## START

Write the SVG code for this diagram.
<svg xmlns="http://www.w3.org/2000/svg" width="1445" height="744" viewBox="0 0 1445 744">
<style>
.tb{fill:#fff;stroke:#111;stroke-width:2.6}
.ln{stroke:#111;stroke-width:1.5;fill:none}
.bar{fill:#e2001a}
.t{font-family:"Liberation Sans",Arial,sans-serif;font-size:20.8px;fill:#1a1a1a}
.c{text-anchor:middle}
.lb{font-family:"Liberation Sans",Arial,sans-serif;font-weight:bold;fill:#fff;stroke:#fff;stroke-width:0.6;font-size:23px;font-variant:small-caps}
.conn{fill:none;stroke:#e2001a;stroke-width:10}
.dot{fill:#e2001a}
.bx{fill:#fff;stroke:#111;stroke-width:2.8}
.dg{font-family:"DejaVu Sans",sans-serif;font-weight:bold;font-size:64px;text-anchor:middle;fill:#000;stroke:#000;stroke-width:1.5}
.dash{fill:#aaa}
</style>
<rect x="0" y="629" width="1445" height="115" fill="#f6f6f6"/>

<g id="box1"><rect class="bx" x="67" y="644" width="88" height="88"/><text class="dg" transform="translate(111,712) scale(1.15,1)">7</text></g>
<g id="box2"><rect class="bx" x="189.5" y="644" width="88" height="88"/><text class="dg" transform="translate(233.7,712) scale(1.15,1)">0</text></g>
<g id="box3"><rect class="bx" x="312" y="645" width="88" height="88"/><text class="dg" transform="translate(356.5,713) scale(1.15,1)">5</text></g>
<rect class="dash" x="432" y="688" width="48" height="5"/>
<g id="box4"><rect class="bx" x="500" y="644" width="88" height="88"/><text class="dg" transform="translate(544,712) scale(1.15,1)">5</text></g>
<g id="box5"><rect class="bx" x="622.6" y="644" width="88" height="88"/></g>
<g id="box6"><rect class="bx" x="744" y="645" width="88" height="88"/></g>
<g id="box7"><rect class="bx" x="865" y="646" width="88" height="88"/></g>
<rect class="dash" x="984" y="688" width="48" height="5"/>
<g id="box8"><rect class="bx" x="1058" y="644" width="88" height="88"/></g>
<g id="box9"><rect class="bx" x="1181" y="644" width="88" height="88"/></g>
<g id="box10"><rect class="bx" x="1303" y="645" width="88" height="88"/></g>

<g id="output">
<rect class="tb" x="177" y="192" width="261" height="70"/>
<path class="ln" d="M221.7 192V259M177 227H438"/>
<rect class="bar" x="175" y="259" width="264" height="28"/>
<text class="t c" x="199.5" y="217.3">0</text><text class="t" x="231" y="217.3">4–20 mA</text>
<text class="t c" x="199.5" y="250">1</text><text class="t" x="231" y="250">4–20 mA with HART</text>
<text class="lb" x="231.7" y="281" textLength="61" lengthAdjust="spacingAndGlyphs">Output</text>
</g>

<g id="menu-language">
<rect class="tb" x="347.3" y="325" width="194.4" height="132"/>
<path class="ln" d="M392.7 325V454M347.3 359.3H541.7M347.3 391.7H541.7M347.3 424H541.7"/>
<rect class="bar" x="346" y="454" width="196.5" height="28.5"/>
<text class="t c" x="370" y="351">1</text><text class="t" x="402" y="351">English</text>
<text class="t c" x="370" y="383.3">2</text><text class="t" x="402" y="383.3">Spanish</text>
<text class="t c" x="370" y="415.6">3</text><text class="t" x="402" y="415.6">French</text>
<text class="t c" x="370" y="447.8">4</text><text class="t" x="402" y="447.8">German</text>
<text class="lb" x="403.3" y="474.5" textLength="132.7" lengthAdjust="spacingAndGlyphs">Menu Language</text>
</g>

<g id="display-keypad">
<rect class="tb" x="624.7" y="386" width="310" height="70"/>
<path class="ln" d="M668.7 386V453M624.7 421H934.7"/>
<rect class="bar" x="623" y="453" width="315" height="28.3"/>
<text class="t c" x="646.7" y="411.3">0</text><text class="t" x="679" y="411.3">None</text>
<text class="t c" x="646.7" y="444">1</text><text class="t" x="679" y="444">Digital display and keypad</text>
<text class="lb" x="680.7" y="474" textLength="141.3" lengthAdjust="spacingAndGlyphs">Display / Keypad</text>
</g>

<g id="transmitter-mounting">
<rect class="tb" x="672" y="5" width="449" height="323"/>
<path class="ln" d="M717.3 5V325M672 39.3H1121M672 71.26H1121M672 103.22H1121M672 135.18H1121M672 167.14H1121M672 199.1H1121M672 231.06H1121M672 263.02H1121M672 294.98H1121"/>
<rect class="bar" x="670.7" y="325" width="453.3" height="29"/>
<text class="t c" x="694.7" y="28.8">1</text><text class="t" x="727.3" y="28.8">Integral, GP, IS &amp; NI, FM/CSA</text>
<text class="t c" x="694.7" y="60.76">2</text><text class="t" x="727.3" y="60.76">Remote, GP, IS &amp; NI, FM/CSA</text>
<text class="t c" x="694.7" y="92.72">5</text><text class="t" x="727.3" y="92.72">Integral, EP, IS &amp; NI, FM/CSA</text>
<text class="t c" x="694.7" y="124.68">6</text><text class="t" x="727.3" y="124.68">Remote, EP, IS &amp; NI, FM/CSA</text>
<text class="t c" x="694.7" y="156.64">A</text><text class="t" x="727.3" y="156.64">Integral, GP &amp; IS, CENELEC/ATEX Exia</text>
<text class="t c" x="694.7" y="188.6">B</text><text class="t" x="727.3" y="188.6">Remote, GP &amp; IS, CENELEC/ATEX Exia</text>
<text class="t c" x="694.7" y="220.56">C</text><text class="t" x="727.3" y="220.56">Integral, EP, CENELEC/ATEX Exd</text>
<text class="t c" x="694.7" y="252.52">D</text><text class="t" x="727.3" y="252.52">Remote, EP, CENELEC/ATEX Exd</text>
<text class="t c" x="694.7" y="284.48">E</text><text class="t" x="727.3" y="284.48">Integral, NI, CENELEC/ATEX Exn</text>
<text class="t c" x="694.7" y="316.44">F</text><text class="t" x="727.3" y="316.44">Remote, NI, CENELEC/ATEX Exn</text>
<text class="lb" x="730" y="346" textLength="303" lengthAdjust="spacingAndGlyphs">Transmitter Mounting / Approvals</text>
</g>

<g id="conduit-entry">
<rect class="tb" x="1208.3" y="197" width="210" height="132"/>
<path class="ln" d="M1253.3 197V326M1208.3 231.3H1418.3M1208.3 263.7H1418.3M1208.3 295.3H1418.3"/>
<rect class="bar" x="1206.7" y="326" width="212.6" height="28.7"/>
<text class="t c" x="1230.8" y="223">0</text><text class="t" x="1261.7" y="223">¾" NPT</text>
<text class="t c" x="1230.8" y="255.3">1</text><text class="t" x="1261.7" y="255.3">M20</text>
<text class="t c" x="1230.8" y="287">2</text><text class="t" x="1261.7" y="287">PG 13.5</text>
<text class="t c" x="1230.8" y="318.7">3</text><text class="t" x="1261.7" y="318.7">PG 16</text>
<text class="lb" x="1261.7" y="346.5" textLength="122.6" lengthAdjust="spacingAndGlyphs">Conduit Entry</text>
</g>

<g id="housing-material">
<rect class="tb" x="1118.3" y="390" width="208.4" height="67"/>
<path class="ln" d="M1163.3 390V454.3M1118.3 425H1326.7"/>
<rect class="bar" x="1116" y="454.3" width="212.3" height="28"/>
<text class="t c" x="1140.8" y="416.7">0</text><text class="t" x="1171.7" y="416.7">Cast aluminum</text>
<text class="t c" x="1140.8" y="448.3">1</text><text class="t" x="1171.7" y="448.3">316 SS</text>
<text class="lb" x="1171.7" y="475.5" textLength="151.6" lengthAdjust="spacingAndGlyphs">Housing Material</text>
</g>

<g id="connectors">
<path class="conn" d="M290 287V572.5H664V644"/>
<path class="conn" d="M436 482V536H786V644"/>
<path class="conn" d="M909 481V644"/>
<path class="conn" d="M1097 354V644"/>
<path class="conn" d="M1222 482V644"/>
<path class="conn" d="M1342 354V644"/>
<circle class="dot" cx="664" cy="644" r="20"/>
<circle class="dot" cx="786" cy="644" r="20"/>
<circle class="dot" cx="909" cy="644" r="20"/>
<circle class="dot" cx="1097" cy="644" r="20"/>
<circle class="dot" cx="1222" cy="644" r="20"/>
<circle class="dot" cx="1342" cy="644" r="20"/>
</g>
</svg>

## END
## START

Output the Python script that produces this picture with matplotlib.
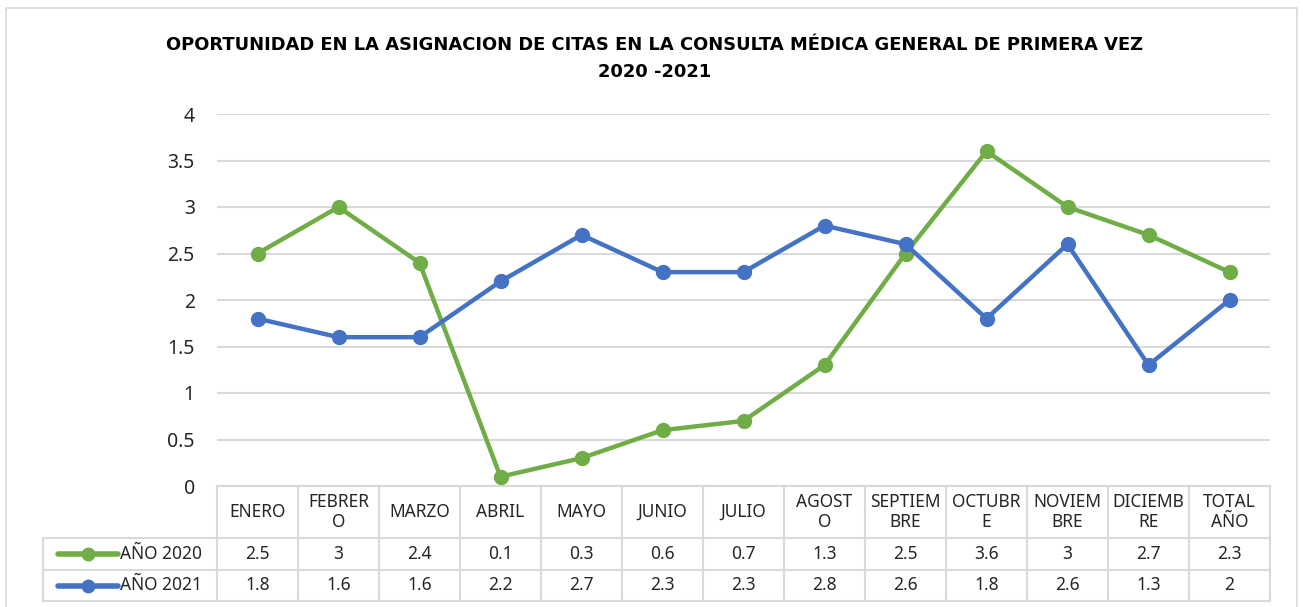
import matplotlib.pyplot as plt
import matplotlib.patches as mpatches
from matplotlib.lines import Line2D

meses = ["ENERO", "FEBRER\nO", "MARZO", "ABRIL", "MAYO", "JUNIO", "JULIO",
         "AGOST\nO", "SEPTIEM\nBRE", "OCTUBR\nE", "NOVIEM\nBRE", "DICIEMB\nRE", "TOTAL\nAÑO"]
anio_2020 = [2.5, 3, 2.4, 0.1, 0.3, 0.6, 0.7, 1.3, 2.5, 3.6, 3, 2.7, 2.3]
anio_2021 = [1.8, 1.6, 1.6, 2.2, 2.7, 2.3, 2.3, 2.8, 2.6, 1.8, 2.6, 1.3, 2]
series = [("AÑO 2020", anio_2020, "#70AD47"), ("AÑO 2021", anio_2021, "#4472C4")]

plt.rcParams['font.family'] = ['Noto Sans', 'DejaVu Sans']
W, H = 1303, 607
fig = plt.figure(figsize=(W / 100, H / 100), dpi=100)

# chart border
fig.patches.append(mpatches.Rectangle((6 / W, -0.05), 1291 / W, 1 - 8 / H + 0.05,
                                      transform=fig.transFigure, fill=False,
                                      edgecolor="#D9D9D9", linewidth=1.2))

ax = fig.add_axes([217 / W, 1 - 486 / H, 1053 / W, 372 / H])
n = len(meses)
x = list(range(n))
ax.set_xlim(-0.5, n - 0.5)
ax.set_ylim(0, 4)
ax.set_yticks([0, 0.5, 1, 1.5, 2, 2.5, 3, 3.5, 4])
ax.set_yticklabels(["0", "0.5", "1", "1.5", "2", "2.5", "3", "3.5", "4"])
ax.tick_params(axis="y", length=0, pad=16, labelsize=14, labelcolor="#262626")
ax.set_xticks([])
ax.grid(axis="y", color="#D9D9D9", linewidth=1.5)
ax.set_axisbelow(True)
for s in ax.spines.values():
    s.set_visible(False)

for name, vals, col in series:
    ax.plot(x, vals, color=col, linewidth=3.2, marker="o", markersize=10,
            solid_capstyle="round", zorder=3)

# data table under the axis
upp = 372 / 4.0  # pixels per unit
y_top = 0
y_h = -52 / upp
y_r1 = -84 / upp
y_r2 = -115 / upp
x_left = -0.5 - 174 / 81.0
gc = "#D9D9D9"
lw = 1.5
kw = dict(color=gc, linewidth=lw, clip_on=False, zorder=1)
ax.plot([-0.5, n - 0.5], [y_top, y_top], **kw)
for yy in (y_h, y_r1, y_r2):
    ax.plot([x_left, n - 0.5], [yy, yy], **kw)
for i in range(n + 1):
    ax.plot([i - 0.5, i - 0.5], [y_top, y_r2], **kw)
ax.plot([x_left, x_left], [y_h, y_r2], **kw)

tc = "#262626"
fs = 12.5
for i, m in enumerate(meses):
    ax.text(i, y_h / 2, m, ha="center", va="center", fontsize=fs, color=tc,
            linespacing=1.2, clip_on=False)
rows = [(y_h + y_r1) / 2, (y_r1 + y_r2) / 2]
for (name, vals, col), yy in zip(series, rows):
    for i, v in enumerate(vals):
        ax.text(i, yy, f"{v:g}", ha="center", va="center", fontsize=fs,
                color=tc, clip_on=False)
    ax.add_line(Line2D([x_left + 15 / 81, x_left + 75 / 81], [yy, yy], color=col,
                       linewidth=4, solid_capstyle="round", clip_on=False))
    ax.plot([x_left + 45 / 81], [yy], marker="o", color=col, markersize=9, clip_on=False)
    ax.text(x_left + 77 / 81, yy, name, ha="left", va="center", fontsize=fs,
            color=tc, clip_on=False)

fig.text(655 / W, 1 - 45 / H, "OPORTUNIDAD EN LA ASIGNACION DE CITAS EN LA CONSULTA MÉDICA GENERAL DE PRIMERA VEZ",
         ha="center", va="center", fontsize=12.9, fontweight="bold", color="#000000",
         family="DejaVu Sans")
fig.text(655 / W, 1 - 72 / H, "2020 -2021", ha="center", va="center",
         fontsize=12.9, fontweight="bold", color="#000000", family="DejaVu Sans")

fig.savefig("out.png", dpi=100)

## END

> [What you need to do]: Beginning with the line above that contains "Output the Python" and finishing with the line that contains "ax.plot([x_left, x_left], [y_h, y_r2], **kw)", print those lines exactly and only. Skip all pictures.

> [Exercise answer]:
Output the Python script that produces this picture with matplotlib.
import matplotlib.pyplot as plt
import matplotlib.patches as mpatches
from matplotlib.lines import Line2D

meses = ["ENERO", "FEBRER\nO", "MARZO", "ABRIL", "MAYO", "JUNIO", "JULIO",
         "AGOST\nO", "SEPTIEM\nBRE", "OCTUBR\nE", "NOVIEM\nBRE", "DICIEMB\nRE", "TOTAL\nAÑO"]
anio_2020 = [2.5, 3, 2.4, 0.1, 0.3, 0.6, 0.7, 1.3, 2.5, 3.6, 3, 2.7, 2.3]
anio_2021 = [1.8, 1.6, 1.6, 2.2, 2.7, 2.3, 2.3, 2.8, 2.6, 1.8, 2.6, 1.3, 2]
series = [("AÑO 2020", anio_2020, "#70AD47"), ("AÑO 2021", anio_2021, "#4472C4")]

plt.rcParams['font.family'] = ['Noto Sans', 'DejaVu Sans']
W, H = 1303, 607
fig = plt.figure(figsize=(W / 100, H / 100), dpi=100)

# chart border
fig.patches.append(mpatches.Rectangle((6 / W, -0.05), 1291 / W, 1 - 8 / H + 0.05,
                                      transform=fig.transFigure, fill=False,
                                      edgecolor="#D9D9D9", linewidth=1.2))

ax = fig.add_axes([217 / W, 1 - 486 / H, 1053 / W, 372 / H])
n = len(meses)
x = list(range(n))
ax.set_xlim(-0.5, n - 0.5)
ax.set_ylim(0, 4)
ax.set_yticks([0, 0.5, 1, 1.5, 2, 2.5, 3, 3.5, 4])
ax.set_yticklabels(["0", "0.5", "1", "1.5", "2", "2.5", "3", "3.5", "4"])
ax.tick_params(axis="y", length=0, pad=16, labelsize=14, labelcolor="#262626")
ax.set_xticks([])
ax.grid(axis="y", color="#D9D9D9", linewidth=1.5)
ax.set_axisbelow(True)
for s in ax.spines.values():
    s.set_visible(False)

for name, vals, col in series:
    ax.plot(x, vals, color=col, linewidth=3.2, marker="o", markersize=10,
            solid_capstyle="round", zorder=3)

# data table under the axis
upp = 372 / 4.0  # pixels per unit
y_top = 0
y_h = -52 / upp
y_r1 = -84 / upp
y_r2 = -115 / upp
x_left = -0.5 - 174 / 81.0
gc = "#D9D9D9"
lw = 1.5
kw = dict(color=gc, linewidth=lw, clip_on=False, zorder=1)
ax.plot([-0.5, n - 0.5], [y_top, y_top], **kw)
for yy in (y_h, y_r1, y_r2):
    ax.plot([x_left, n - 0.5], [yy, yy], **kw)
for i in range(n + 1):
    ax.plot([i - 0.5, i - 0.5], [y_top, y_r2], **kw)
ax.plot([x_left, x_left], [y_h, y_r2], **kw)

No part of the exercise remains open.